* [Data shown]:
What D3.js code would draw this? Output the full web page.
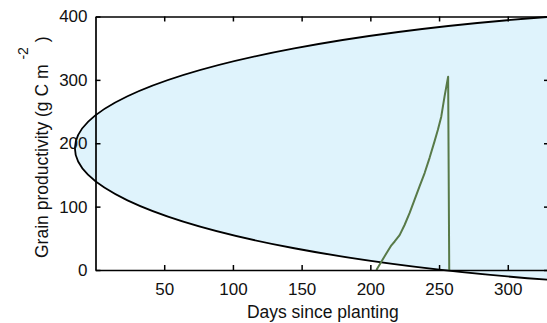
<!DOCTYPE html>
<html>
<head>
<meta charset="utf-8">
<script src="https://cdn.jsdelivr.net/npm/d3@7"></script>
<style>
  body { margin: 0; background: #fff; }
  svg { display: block; }
  text { font-family: "Liberation Sans", Arial, Helvetica, sans-serif; fill: #111; }
</style>
</head>
<body>
<svg id="chart" width="547" height="323"></svg>
<script>
// Grain productivity over the season (days since planting, g C m^-2)
const days  = [204.4, 208.0, 211.6, 215.3, 217.7, 221.3, 224.9, 228.6, 232.2, 235.8,
               239.5, 243.1, 246.7, 249.1, 251.6, 254.0, 256.6, 257.4];
const grain = [0, 13, 26, 39, 45, 55, 71, 90, 111, 132,
               153, 177, 203, 221, 242, 274, 305, 0];

const xTicks = [50, 100, 150, 200, 250, 300];
const yTicks = [0, 100, 200, 300, 400];
const xDomain = [0, 330];
const yDomain = [0, 400];

// Highlighted region (ellipse in data units: centre and radii)
const regionCenter = [530, 192];
const regionRadii  = [545, 223];

const xLabel = "Days since planting";

const svg = d3.select("#chart");
const plot = { left: 95.5, right: 549, top: 16.5, bottom: 270 };

const x = d3.scaleLinear().domain(xDomain).range([plot.left, plot.right]);
const y = d3.scaleLinear().domain(yDomain).range([plot.bottom, plot.top]);

// Highlight ellipse, behind everything else
svg.append("ellipse")
  .attr("cx", x(regionCenter[0]))
  .attr("cy", y(regionCenter[1]))
  .attr("rx", x(regionRadii[0]) - x(0))
  .attr("ry", y(0) - y(regionRadii[1]))
  .attr("fill", "#dff3fc")
  .attr("stroke", "#000")
  .attr("stroke-width", 1.8);

// Series
const pts = days.map((d, i) => [d, grain[i]]);
svg.append("path")
  .datum(pts)
  .attr("fill", "none")
  .attr("stroke", "#587a48")
  .attr("stroke-width", 2)
  .attr("stroke-linejoin", "round")
  .attr("d", d3.line().x(d => x(d[0])).y(d => y(d[1])));

// Axes: box with inward ticks on all four sides
const tickLen = 5;
function styleAxis(g) {
  g.select(".domain").attr("stroke", "#000").attr("stroke-width", 1.7);
  g.selectAll(".tick line").attr("stroke", "#000").attr("stroke-width", 1.5);
  g.selectAll(".tick text")
    .attr("font-size", 17)
    .attr("fill", "#111")
    .attr("font-family", "Liberation Sans, Arial, sans-serif");
}

svg.append("g")
  .attr("transform", `translate(0,${plot.bottom})`)
  .call(d3.axisBottom(x).tickValues(xTicks).tickSizeInner(-tickLen).tickSizeOuter(0).tickPadding(13))
  .call(styleAxis);

svg.append("g")
  .attr("transform", `translate(0,${plot.top})`)
  .call(d3.axisTop(x).tickValues(xTicks).tickSizeInner(-tickLen).tickSizeOuter(0).tickFormat(""))
  .call(styleAxis);

svg.append("g")
  .attr("transform", `translate(${plot.left},0)`)
  .call(d3.axisLeft(y).tickValues(yTicks).tickSizeInner(-tickLen).tickSizeOuter(0).tickPadding(8))
  .call(styleAxis);

svg.append("g")
  .attr("transform", `translate(${plot.right},0)`)
  .call(d3.axisRight(y).tickValues(yTicks).tickSizeInner(-tickLen).tickSizeOuter(0).tickFormat(""))
  .call(styleAxis);

// Axis titles
svg.append("text")
  .attr("x", (plot.left + plot.right) / 2 + 0.5)
  .attr("y", 318)
  .attr("text-anchor", "middle")
  .attr("font-size", 17.5)
  .text(xLabel);

const yTitle = svg.append("text")
  .attr("transform", "translate(48,258) rotate(-90)")
  .attr("text-anchor", "start")
  .attr("font-size", 17.5);
yTitle.append("tspan").text("Grain productivity (g C m ");
yTitle.append("tspan").attr("dy", -20.5).attr("font-size", 14).text("-2");
yTitle.append("tspan").attr("dy", 20.5).text(" )");
</script>
</body>
</html>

* [What you need to do]: The listing above needs to be output again exactly. Don't include the pictures.

* [Result of this task]:
What D3.js code would draw this? Output the full web page.
<!DOCTYPE html>
<html>
<head>
<meta charset="utf-8">
<script src="https://cdn.jsdelivr.net/npm/d3@7"></script>
<style>
  body { margin: 0; background: #fff; }
  svg { display: block; }
  text { font-family: "Liberation Sans", Arial, Helvetica, sans-serif; fill: #111; }
</style>
</head>
<body>
<svg id="chart" width="547" height="323"></svg>
<script>
// Grain productivity over the season (days since planting, g C m^-2)
const days  = [204.4, 208.0, 211.6, 215.3, 217.7, 221.3, 224.9, 228.6, 232.2, 235.8,
               239.5, 243.1, 246.7, 249.1, 251.6, 254.0, 256.6, 257.4];
const grain = [0, 13, 26, 39, 45, 55, 71, 90, 111, 132,
               153, 177, 203, 221, 242, 274, 305, 0];

const xTicks = [50, 100, 150, 200, 250, 300];
const yTicks = [0, 100, 200, 300, 400];
const xDomain = [0, 330];
const yDomain = [0, 400];

// Highlighted region (ellipse in data units: centre and radii)
const regionCenter = [530, 192];
const regionRadii  = [545, 223];

const xLabel = "Days since planting";

const svg = d3.select("#chart");
const plot = { left: 95.5, right: 549, top: 16.5, bottom: 270 };

const x = d3.scaleLinear().domain(xDomain).range([plot.left, plot.right]);
const y = d3.scaleLinear().domain(yDomain).range([plot.bottom, plot.top]);

// Highlight ellipse, behind everything else
svg.append("ellipse")
  .attr("cx", x(regionCenter[0]))
  .attr("cy", y(regionCenter[1]))
  .attr("rx", x(regionRadii[0]) - x(0))
  .attr("ry", y(0) - y(regionRadii[1]))
  .attr("fill", "#dff3fc")
  .attr("stroke", "#000")
  .attr("stroke-width", 1.8);

// Series
const pts = days.map((d, i) => [d, grain[i]]);
svg.append("path")
  .datum(pts)
  .attr("fill", "none")
  .attr("stroke", "#587a48")
  .attr("stroke-width", 2)
  .attr("stroke-linejoin", "round")
  .attr("d", d3.line().x(d => x(d[0])).y(d => y(d[1])));

// Axes: box with inward ticks on all four sides
const tickLen = 5;
function styleAxis(g) {
  g.select(".domain").attr("stroke", "#000").attr("stroke-width", 1.7);
  g.selectAll(".tick line").attr("stroke", "#000").attr("stroke-width", 1.5);
  g.selectAll(".tick text")
    .attr("font-size", 17)
    .attr("fill", "#111")
    .attr("font-family", "Liberation Sans, Arial, sans-serif");
}

svg.append("g")
  .attr("transform", `translate(0,${plot.bottom})`)
  .call(d3.axisBottom(x).tickValues(xTicks).tickSizeInner(-tickLen).tickSizeOuter(0).tickPadding(13))
  .call(styleAxis);

svg.append("g")
  .attr("transform", `translate(0,${plot.top})`)
  .call(d3.axisTop(x).tickValues(xTicks).tickSizeInner(-tickLen).tickSizeOuter(0).tickFormat(""))
  .call(styleAxis);

svg.append("g")
  .attr("transform", `translate(${plot.left},0)`)
  .call(d3.axisLeft(y).tickValues(yTicks).tickSizeInner(-tickLen).tickSizeOuter(0).tickPadding(8))
  .call(styleAxis);

svg.append("g")
  .attr("transform", `translate(${plot.right},0)`)
  .call(d3.axisRight(y).tickValues(yTicks).tickSizeInner(-tickLen).tickSizeOuter(0).tickFormat(""))
  .call(styleAxis);

// Axis titles
svg.append("text")
  .attr("x", (plot.left + plot.right) / 2 + 0.5)
  .attr("y", 318)
  .attr("text-anchor", "middle")
  .attr("font-size", 17.5)
  .text(xLabel);

const yTitle = svg.append("text")
  .attr("transform", "translate(48,258) rotate(-90)")
  .attr("text-anchor", "start")
  .attr("font-size", 17.5);
yTitle.append("tspan").text("Grain productivity (g C m ");
yTitle.append("tspan").attr("dy", -20.5).attr("font-size", 14).text("-2");
yTitle.append("tspan").attr("dy", 20.5).text(" )");
</script>
</body>
</html>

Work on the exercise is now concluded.